Dans le même temps, Salif Bictogo qui était le président du conseil d’administration de Greensol est annoncé démissionnaire après avoir obtenu un marché de 17 milliards et remplacé par l’homme de main d’Adama Bictogo c’est-à-dire Poby Angbomin Eric. Ce qui permet de déduire qu’en réalité, « Greensol » a été créée par le ministre Adama Bictogo. Salif Bictogo n’a donc été qu’un prête-nom, le temps de remporter l’appel d’offre.
Ils sont décidément très forts les Bictogo. Et on voudrait nous mener en bateau ? Que ne gagne-t-on pas dans cette affaire au point de nous faire croire que Greensol est une entreprise française ?

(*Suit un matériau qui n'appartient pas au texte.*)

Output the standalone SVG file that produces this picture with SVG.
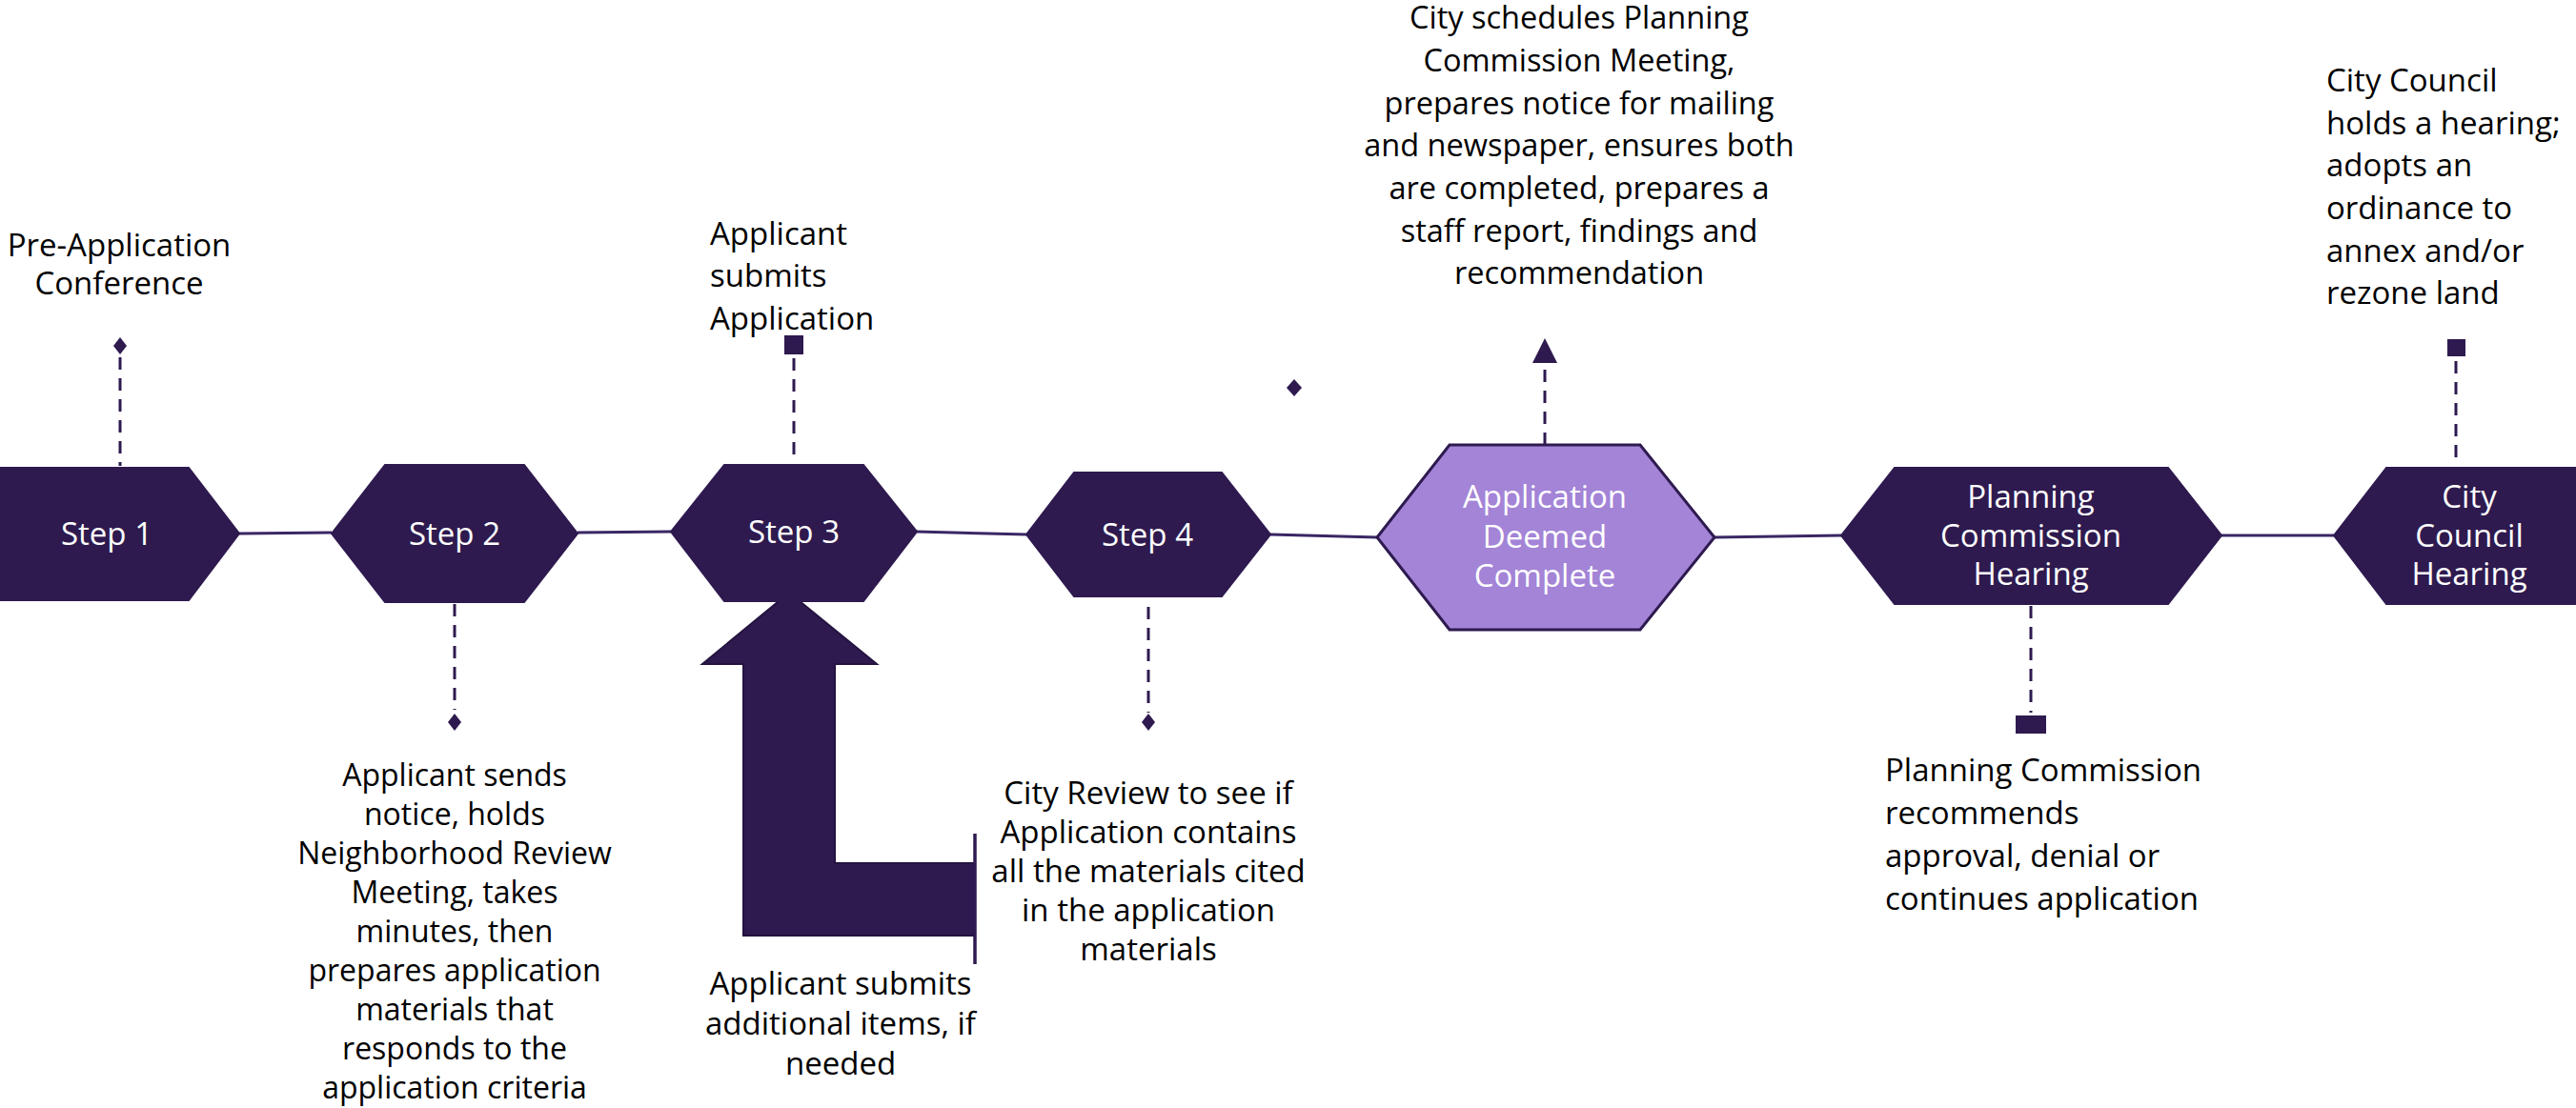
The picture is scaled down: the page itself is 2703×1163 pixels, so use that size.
<svg xmlns="http://www.w3.org/2000/svg" width="2703" height="1163" viewBox="0 0 2703 1163">
<style>
.hex{fill:#2e1a4f;stroke:#2e1a4f;stroke-width:2}
.hexl{fill:#a384d7;stroke:#2e1a4f;stroke-width:3}
.lbl{font-family:"Open Sans",sans-serif;font-size:33px;fill:#ffffff;text-anchor:middle}
.note{font-family:"Open Sans",sans-serif;font-size:33px;fill:#000000}
.mid{text-anchor:middle}
.conn{stroke:#3a2764;stroke-width:3;fill:none}
.dash{stroke:#2e1a4f;stroke-width:3;stroke-dasharray:13 9;fill:none}
.mk{fill:#2e1a4f}
</style>
<rect width="2703" height="1163" fill="#ffffff"/>
<g id="connectors">
<line class="conn" x1="251" y1="560" x2="348" y2="559"/>
<line class="conn" x1="606" y1="559" x2="704" y2="558"/>
<line class="conn" x1="962" y1="558" x2="1077" y2="561"/>
<line class="conn" x1="1333" y1="561" x2="1445" y2="564"/>
<line class="conn" x1="1799" y1="564" x2="1932" y2="562"/>
<line class="conn" x1="2331" y1="562" x2="2449" y2="562"/>
<line class="dash" x1="126" y1="375" x2="126" y2="489"/>
<line class="dash" x1="477" y1="634" x2="477" y2="745"/>
<line class="dash" x1="833" y1="376" x2="833" y2="486"/>
<line class="dash" x1="1205" y1="637" x2="1205" y2="748"/>
<line class="dash" x1="1621" y1="511" x2="1621" y2="378"/>
<line class="dash" x1="2131" y1="636" x2="2131" y2="748"/>
<line class="dash" x1="2577" y1="379" x2="2577" y2="489"/>
<polygon class="mk" points="126,354 133,363 126,372 119,363"/>
<polygon class="mk" points="477,749 484,758 477,767 470,758"/>
<polygon class="mk" points="1205,749 1212,758 1205,767 1198,758"/>
<polygon class="mk" points="1358,398 1366,407 1358,416 1350,407"/>
<rect class="mk" x="823" y="352" width="20" height="20"/>
<rect class="mk" x="2568" y="356" width="19" height="18"/>
<rect class="mk" x="2115" y="751" width="32" height="19"/>
<polygon class="mk" points="1621,355 1634,381 1608,381"/>
<polygon fill="#2e1a4f" stroke="#24133f" stroke-width="2" points="828,622 920,697 876,697 876,906 1023,906 1023,982 780,982 780,697 737,697"/>
<line x1="1023" y1="875" x2="1023" y2="1012" stroke="#2e1a4f" stroke-width="3.5"/>
</g>
<g id="step1">
<polygon class="hex" points="0,491 198,491 251,560 198,630 0,630"/>
<text class="lbl" x="112" y="572">Step 1</text>
</g>
<g id="step2">
<polygon class="hex" points="348,560 404,488 550,488 606,560 550,632 404,632"/>
<text class="lbl" x="477" y="572">Step 2</text>
</g>
<g id="step3">
<polygon class="hex" points="704,558 760,488 906,488 962,558 906,631 760,631"/>
<text class="lbl" x="833" y="570">Step 3</text>
</g>
<g id="step4">
<polygon class="hex" points="1077,561 1127,496 1282,496 1333,561 1282,626 1127,626"/>
<text class="lbl" x="1204" y="573">Step 4</text>
</g>
<g id="complete">
<polygon class="hexl" points="1445,564 1521,467 1721,467 1799,564 1721,661 1521,661"/>
<text class="lbl" x="1621" y="533">Application</text>
<text class="lbl" x="1621" y="575">Deemed</text>
<text class="lbl" x="1621" y="616">Complete</text>
</g>
<g id="pc-hearing">
<polygon class="hex" points="1932,562 1988,491 2275,491 2331,562 2275,634 1988,634"/>
<text class="lbl" x="2131" y="533">Planning</text>
<text class="lbl" x="2131" y="574">Commission</text>
<text class="lbl" x="2131" y="614">Hearing</text>
</g>
<g id="cc-hearing">
<polygon class="hex" points="2449,562 2504,491 2760,491 2760,634 2504,634"/>
<text class="lbl" x="2591" y="533">City</text>
<text class="lbl" x="2591" y="574">Council</text>
<text class="lbl" x="2591" y="614">Hearing</text>
</g>
<g id="note-preapp">
<text class="note mid" x="125" y="269">Pre-Application</text>
<text class="note mid" x="125" y="309">Conference</text>
</g>
<g id="note-step2" style="font-size:32px">
<text class="note mid" x="477" y="825" style="font-size:32px">Applicant sends</text>
<text class="note mid" x="477" y="866" style="font-size:32px">notice, holds</text>
<text class="note mid" x="477" y="907" style="font-size:32px">Neighborhood Review</text>
<text class="note mid" x="477" y="948" style="font-size:32px">Meeting, takes</text>
<text class="note mid" x="477" y="989" style="font-size:32px">minutes, then</text>
<text class="note mid" x="477" y="1030" style="font-size:32px">prepares application</text>
<text class="note mid" x="477" y="1071" style="font-size:32px">materials that</text>
<text class="note mid" x="477" y="1112" style="font-size:32px">responds to the</text>
<text class="note mid" x="477" y="1153" style="font-size:32px">application criteria</text>
</g>
<g id="note-step3">
<text class="note" x="745" y="257">Applicant</text>
<text class="note" x="745" y="301">submits</text>
<text class="note" x="745" y="346">Application</text>
</g>
<g id="note-additional">
<text class="note mid" x="882" y="1044">Applicant submits</text>
<text class="note mid" x="882" y="1086">additional items, if</text>
<text class="note mid" x="882" y="1128">needed</text>
</g>
<g id="note-step4">
<text class="note mid" x="1205" y="844">City Review to see if</text>
<text class="note mid" x="1205" y="885">Application contains</text>
<text class="note mid" x="1205" y="926">all the materials cited</text>
<text class="note mid" x="1205" y="967">in the application</text>
<text class="note mid" x="1205" y="1008">materials</text>
</g>
<g id="note-complete">
<text class="note mid" x="1657" y="30" style="font-size:32.5px">City schedules Planning</text>
<text class="note mid" x="1657" y="75" style="font-size:32.5px">Commission Meeting,</text>
<text class="note mid" x="1657" y="120" style="font-size:32.5px">prepares notice for mailing</text>
<text class="note mid" x="1657" y="164" style="font-size:32.5px">and newspaper, ensures both</text>
<text class="note mid" x="1657" y="209" style="font-size:32.5px">are completed, prepares a</text>
<text class="note mid" x="1657" y="254" style="font-size:32.5px">staff report, findings and</text>
<text class="note mid" x="1657" y="298" style="font-size:32.5px">recommendation</text>
</g>
<g id="note-pc">
<text class="note" x="1978" y="820">Planning Commission</text>
<text class="note" x="1978" y="865">recommends</text>
<text class="note" x="1978" y="910">approval, denial or</text>
<text class="note" x="1978" y="955">continues application</text>
</g>
<g id="note-cc">
<text class="note" x="2441" y="96">City Council</text>
<text class="note" x="2441" y="141">holds a hearing;</text>
<text class="note" x="2441" y="185">adopts an</text>
<text class="note" x="2441" y="230">ordinance to</text>
<text class="note" x="2441" y="275">annex and/or</text>
<text class="note" x="2441" y="319">rezone land</text>
</g>
</svg>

Résumons L’histoire, voulez-vous ?
D’abord, au ministère de la salubrité urbaine où nous avons appelé pour nous informer, l’on nous a appris que le ministère n’a, à aucun moment, participé au processus qui a abouti au choix de Greensol et Satarem. Et que tout s’est passé à la Direction des marchés publics. Mais là-bas, l’on nous a juré qu’au contraire, c’est le ministère de la salubrité urbaine qui a tout goupillé au niveau de son appel d’offre restreint auquel la Direction des marchés publics n’a été associée, à aucun moment. Ensuite, aucune société n’existe dans ce monde sous le nom Satarem Greensol.

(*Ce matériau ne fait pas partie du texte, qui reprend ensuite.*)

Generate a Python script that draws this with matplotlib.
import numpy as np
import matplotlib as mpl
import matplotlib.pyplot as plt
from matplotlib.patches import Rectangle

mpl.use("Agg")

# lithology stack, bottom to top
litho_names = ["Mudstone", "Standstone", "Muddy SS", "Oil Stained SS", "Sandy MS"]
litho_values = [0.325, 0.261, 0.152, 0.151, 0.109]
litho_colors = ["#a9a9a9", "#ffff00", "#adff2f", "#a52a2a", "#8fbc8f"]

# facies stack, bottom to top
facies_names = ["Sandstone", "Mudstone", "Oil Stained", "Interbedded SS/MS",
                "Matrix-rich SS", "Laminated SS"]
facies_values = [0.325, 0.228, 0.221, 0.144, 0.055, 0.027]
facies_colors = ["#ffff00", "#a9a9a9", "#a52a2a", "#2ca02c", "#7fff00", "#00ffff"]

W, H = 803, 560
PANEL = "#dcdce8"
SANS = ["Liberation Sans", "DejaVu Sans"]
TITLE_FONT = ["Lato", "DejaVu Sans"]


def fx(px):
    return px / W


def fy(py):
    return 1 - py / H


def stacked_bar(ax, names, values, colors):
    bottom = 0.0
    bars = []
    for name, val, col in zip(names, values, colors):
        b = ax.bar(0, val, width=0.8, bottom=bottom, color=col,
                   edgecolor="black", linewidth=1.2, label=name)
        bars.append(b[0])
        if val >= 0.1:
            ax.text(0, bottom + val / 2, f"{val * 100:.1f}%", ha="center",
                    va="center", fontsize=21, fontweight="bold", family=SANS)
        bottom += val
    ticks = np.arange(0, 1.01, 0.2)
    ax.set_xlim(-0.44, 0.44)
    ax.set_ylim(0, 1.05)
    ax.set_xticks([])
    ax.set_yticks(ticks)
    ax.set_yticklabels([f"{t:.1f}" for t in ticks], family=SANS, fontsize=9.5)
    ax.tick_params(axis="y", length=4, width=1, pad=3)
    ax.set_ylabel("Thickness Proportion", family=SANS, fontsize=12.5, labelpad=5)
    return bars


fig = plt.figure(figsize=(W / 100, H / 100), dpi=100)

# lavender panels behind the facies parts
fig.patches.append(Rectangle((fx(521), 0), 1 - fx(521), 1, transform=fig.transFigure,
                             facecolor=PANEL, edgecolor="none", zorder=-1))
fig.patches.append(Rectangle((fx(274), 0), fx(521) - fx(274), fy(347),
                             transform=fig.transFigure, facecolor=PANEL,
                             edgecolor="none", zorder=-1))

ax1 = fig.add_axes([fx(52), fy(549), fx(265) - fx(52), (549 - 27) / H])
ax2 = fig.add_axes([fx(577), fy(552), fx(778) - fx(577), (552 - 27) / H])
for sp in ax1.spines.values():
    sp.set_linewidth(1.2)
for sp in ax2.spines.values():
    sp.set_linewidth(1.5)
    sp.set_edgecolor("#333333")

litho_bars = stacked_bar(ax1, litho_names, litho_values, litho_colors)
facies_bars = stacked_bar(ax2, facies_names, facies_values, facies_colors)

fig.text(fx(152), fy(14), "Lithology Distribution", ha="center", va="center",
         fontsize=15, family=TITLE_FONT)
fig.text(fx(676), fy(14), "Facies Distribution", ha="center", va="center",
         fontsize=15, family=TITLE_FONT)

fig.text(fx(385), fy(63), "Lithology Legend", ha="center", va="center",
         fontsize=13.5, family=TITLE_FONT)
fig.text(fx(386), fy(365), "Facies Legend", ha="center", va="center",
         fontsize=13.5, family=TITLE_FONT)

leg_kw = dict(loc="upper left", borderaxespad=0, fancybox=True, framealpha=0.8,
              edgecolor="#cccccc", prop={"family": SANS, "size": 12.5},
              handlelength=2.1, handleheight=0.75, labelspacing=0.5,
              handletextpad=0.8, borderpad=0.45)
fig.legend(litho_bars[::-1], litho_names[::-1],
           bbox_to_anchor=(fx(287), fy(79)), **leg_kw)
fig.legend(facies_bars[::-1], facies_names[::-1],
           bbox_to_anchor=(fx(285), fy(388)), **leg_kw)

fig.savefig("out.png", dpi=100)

D’ailleurs, quand on fait une recherche sur internet sur ce nom Satarem Greensol, on est tout de suite reconduit au point de presse de la ministre tenu le 23 janvier 2011. C’est ce jour que, pour la première fois, ce nom a été prononcé. D’accord ? Il y a donc Satarem, entreprise française intervenant dans la valorisation des déchets solides et qui a été créée en 1992. Et il y a Greensol, société créée le 23 novembre 2011 uniquement en vue de ce marché de 17 milliards qu’il a comme par hasard remporté. Alors qu’elle n’a aucune expertise, aucune expérience et n’a jamais ramassé le moindre sachet d’eau, ni à Abidjan ni ailleurs.

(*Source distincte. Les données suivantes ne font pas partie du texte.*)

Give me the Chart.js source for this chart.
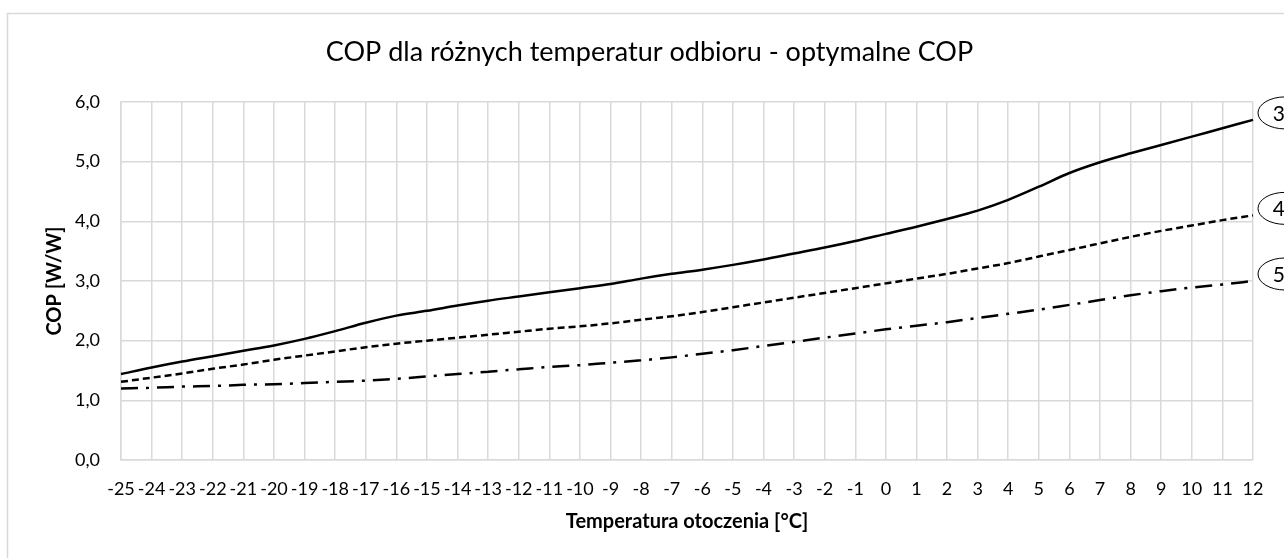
<!DOCTYPE html>
<html>
<head>
<meta charset="utf-8">
<script src="https://cdn.jsdelivr.net/npm/chart.js@4"></script>
<style>
  html, body { margin: 0; padding: 0; background: #fff; }
  #wrap { width: 1284px; height: 558px; }
</style>
</head>
<body>
<div id="wrap"><canvas id="copChart" width="1284" height="558"></canvas></div>
<script>
// Temperatura otoczenia [°C]
const temps = [-25, -24, -23, -22, -21, -20, -19, -18, -17, -16, -15, -14, -13, -12, -11, -10, -9, -8, -7,
    -6, -5, -4, -3, -2, -1, 0, 1, 2, 3, 4, 5, 6, 7, 8, 9, 10, 11, 12];

// COP dla temperatur odbioru 35 / 45 / 55
const cop35 = [1.44, 1.55, 1.65, 1.74, 1.83, 1.92, 2.03, 2.16, 2.30, 2.42, 2.50, 2.59, 2.67, 2.74, 2.81, 2.88, 2.95, 3.04, 3.12,
    3.19, 3.27, 3.36, 3.46, 3.56, 3.67, 3.79, 3.91, 4.04, 4.18, 4.36, 4.58, 4.81, 4.99, 5.14, 5.28, 5.42, 5.56, 5.70];
const cop45 = [1.31, 1.38, 1.45, 1.53, 1.60, 1.68, 1.75, 1.82, 1.89, 1.95, 2.00, 2.05, 2.10, 2.15, 2.20, 2.24, 2.29, 2.35, 2.41,
    2.48, 2.56, 2.64, 2.72, 2.80, 2.88, 2.96, 3.04, 3.12, 3.21, 3.30, 3.41, 3.52, 3.63, 3.74, 3.84, 3.93, 4.02, 4.10];
const cop55 = [1.20, 1.21, 1.23, 1.24, 1.26, 1.27, 1.29, 1.31, 1.33, 1.36, 1.40, 1.44, 1.48, 1.52, 1.56, 1.59, 1.63, 1.67, 1.72,
    1.78, 1.84, 1.91, 1.98, 2.05, 2.12, 2.19, 2.25, 2.31, 2.38, 2.45, 2.52, 2.60, 2.68, 2.76, 2.83, 2.89, 2.94, 3.00];

const seriesNames = ['35', '45', '55'];
const yTickLabels = ['0,0', '1,0', '2,0', '3,0', '4,0', '5,0', '6,0'];

const gridColor = '#d9d9d9';
const fontFamily = 'Lato, "Open Sans", sans-serif';

// white background + light frame around the whole chart
const frame = {
    id: 'frame',
    beforeDraw(chart) {
        const c = chart.ctx;
        c.save();
        c.fillStyle = '#fff';
        c.fillRect(0, 0, chart.width, chart.height);
        c.strokeStyle = gridColor;
        c.lineWidth = 1.5;
        c.strokeRect(7.5, 13.5, 1400, 700);
        c.restore();
    }
};

// oval labels next to the end of each line
const endLabels = {
    id: 'endLabels',
    afterDatasetsDraw(chart) {
        const c = chart.ctx;
        c.save();
        chart.data.datasets.forEach((ds, i) => {
            const meta = chart.getDatasetMeta(i);
            const pt = meta.data[meta.data.length - 1];
            const cx = pt.x + 32, cy = pt.y - 7;
            c.beginPath();
            c.ellipse(cx, cy, 27, 16, 0, 0, Math.PI * 2);
            c.fillStyle = '#fff';
            c.fill();
            c.lineWidth = 1;
            c.strokeStyle = '#000';
            c.stroke();
            c.fillStyle = '#000';
            c.font = '21px ' + fontFamily;
            c.textAlign = 'center';
            c.textBaseline = 'middle';
            c.fillText(seriesNames[i], cx, cy + 1);
        });
        c.restore();
    }
};

const lineStyle = {
    borderColor: '#000',
    borderWidth: 2.5,
    pointRadius: 0,
    fill: false,
    cubicInterpolationMode: 'monotone',
    borderCapStyle: 'butt'
};

new Chart(document.getElementById('copChart'), {
    type: 'line',
    data: {
        labels: temps,
        datasets: [
            Object.assign({ label: seriesNames[0], data: cop35 }, lineStyle),
            Object.assign({ label: seriesNames[1], data: cop45, borderDash: [7, 4] }, lineStyle),
            Object.assign({ label: seriesNames[2], data: cop55, borderDash: [17, 8, 3, 8] }, lineStyle)
        ]
    },
    options: {
        responsive: false,
        animation: false,
        devicePixelRatio: 1,
        // the original chart box runs past the right edge, so the title sits right of the canvas centre
        layout: { padding: { left: 23, right: 8, top: 0, bottom: 0 } },
        plugins: {
            legend: { display: false },
            tooltip: { enabled: false },
            title: {
                display: true,
                text: 'COP dla różnych temperatur odbioru - optymalne COP',
                color: '#000',
                font: { family: fontFamily, size: 27, weight: 'normal', lineHeight: 1.2 },
                padding: { top: 36, bottom: 33.6 }
            }
        },
        scales: {
            x: {
                offset: false,
                grid: { color: gridColor, lineWidth: 1.5, drawTicks: false },
                border: { color: gridColor, width: 1.5 },
                ticks: {
                    autoSkip: false, maxRotation: 0, minRotation: 0, padding: 18,
                    color: '#000', font: { family: fontFamily, size: 18 }
                },
                title: {
                    display: true,
                    text: 'Temperatura otoczenia [°C]',
                    color: '#000',
                    font: { family: fontFamily, size: 20, weight: 'bold', lineHeight: 1.2 },
                    padding: { top: 8, bottom: 24 }
                },
                afterFit(scale) { scale.height = 98; }
            },
            y: {
                min: 0, max: 6,
                grid: { color: gridColor, lineWidth: 1.5, drawTicks: false },
                border: { color: gridColor, width: 1.5 },
                ticks: {
                    stepSize: 1, padding: 21, color: '#000',
                    font: { family: fontFamily, size: 18 },
                    callback: (v) => yTickLabels[v]
                },
                title: {
                    display: true,
                    text: 'COP [W/W]',
                    color: '#000',
                    font: { family: fontFamily, size: 20, weight: 'bold', lineHeight: 1.2 },
                    padding: { top: 20, bottom: 0 }
                },
                afterFit(scale) { scale.width = 98; }
            },
            // empty spacer on the right, room for the oval labels
            yRight: {
                position: 'right',
                min: 0, max: 6,
                grid: { drawOnChartArea: false, drawTicks: false },
                border: { display: false },
                ticks: { display: false },
                afterFit(scale) { scale.width = 23; }
            }
        }
    },
    plugins: [frame, endLabels]
});
</script>
</body>
</html>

En plus, en moins de deux mois, elle a connu deux Pca. Salif Bictogo, grand frère d’Adama Bictogo, ministre de l’intégration africaine dans le gouvernement actuel. Salif Bictogo, après que Greensol a remporté le marché et avant que Anne Ouloto ne rende public le nom de l’opérateur retenu le 23 janvier, a été prié de se mettre de côté pour ne pas attirer l’attention. Mais celui qui a pris sa place, Poby Angboman Eric n’est pas un inconnu. Il est l’homme de main d’Adama Bictogo. Il a été jusqu’en juin 2011, le directeur général de SNEDAI, l’entreprise créée par Adama Bictogo le 26 octobre 2007 et qui deux mois plus tard (ils sont trop forts), soit le 10 décembre 2007, a obtenu, en association avec Zeste-France (grâce à la Primature?), le marché de la production de passeports ordinaires biométriques à puces électroniques en Côte d’Ivoire.
Un marché de plusieurs milliards. C’était déjà, sous le président Gbagbo et un certain Guillaume Soro qui venait de déposer depuis avril 2007, ses petites valises à la Primature. L’histoire s’est-elle répétée ? Le 23 novembre 2011, Salif ou Adama Bictogo a créé Greensol. Deux mois plus tard, comme en 2007, Greensol remporte les yeux fermés, un autre marché de plusieurs milliards. Vous comprenez tout à présent ? Quoi ? Il y aurait eu délit d’initié ? Mais non !
La ministre dit que Greensol a une expertise reconnue dans le monde entier. Et c’est cela, le fin mot de cette histoire finalement très compliquée à expliquer dans un journal aussi jeune que « L’Eléphant Déchaîné » qui n’est né que le 28 octobre 2011 et qui déjà, raconte beaucoup d’histoires vraies sur ce qui se passe dans certains ministères où la mal gouvernance et l’affairisme sont érigés en règle d’or.
Depuis que c’est le tour du Rdr de rattraper ses retards.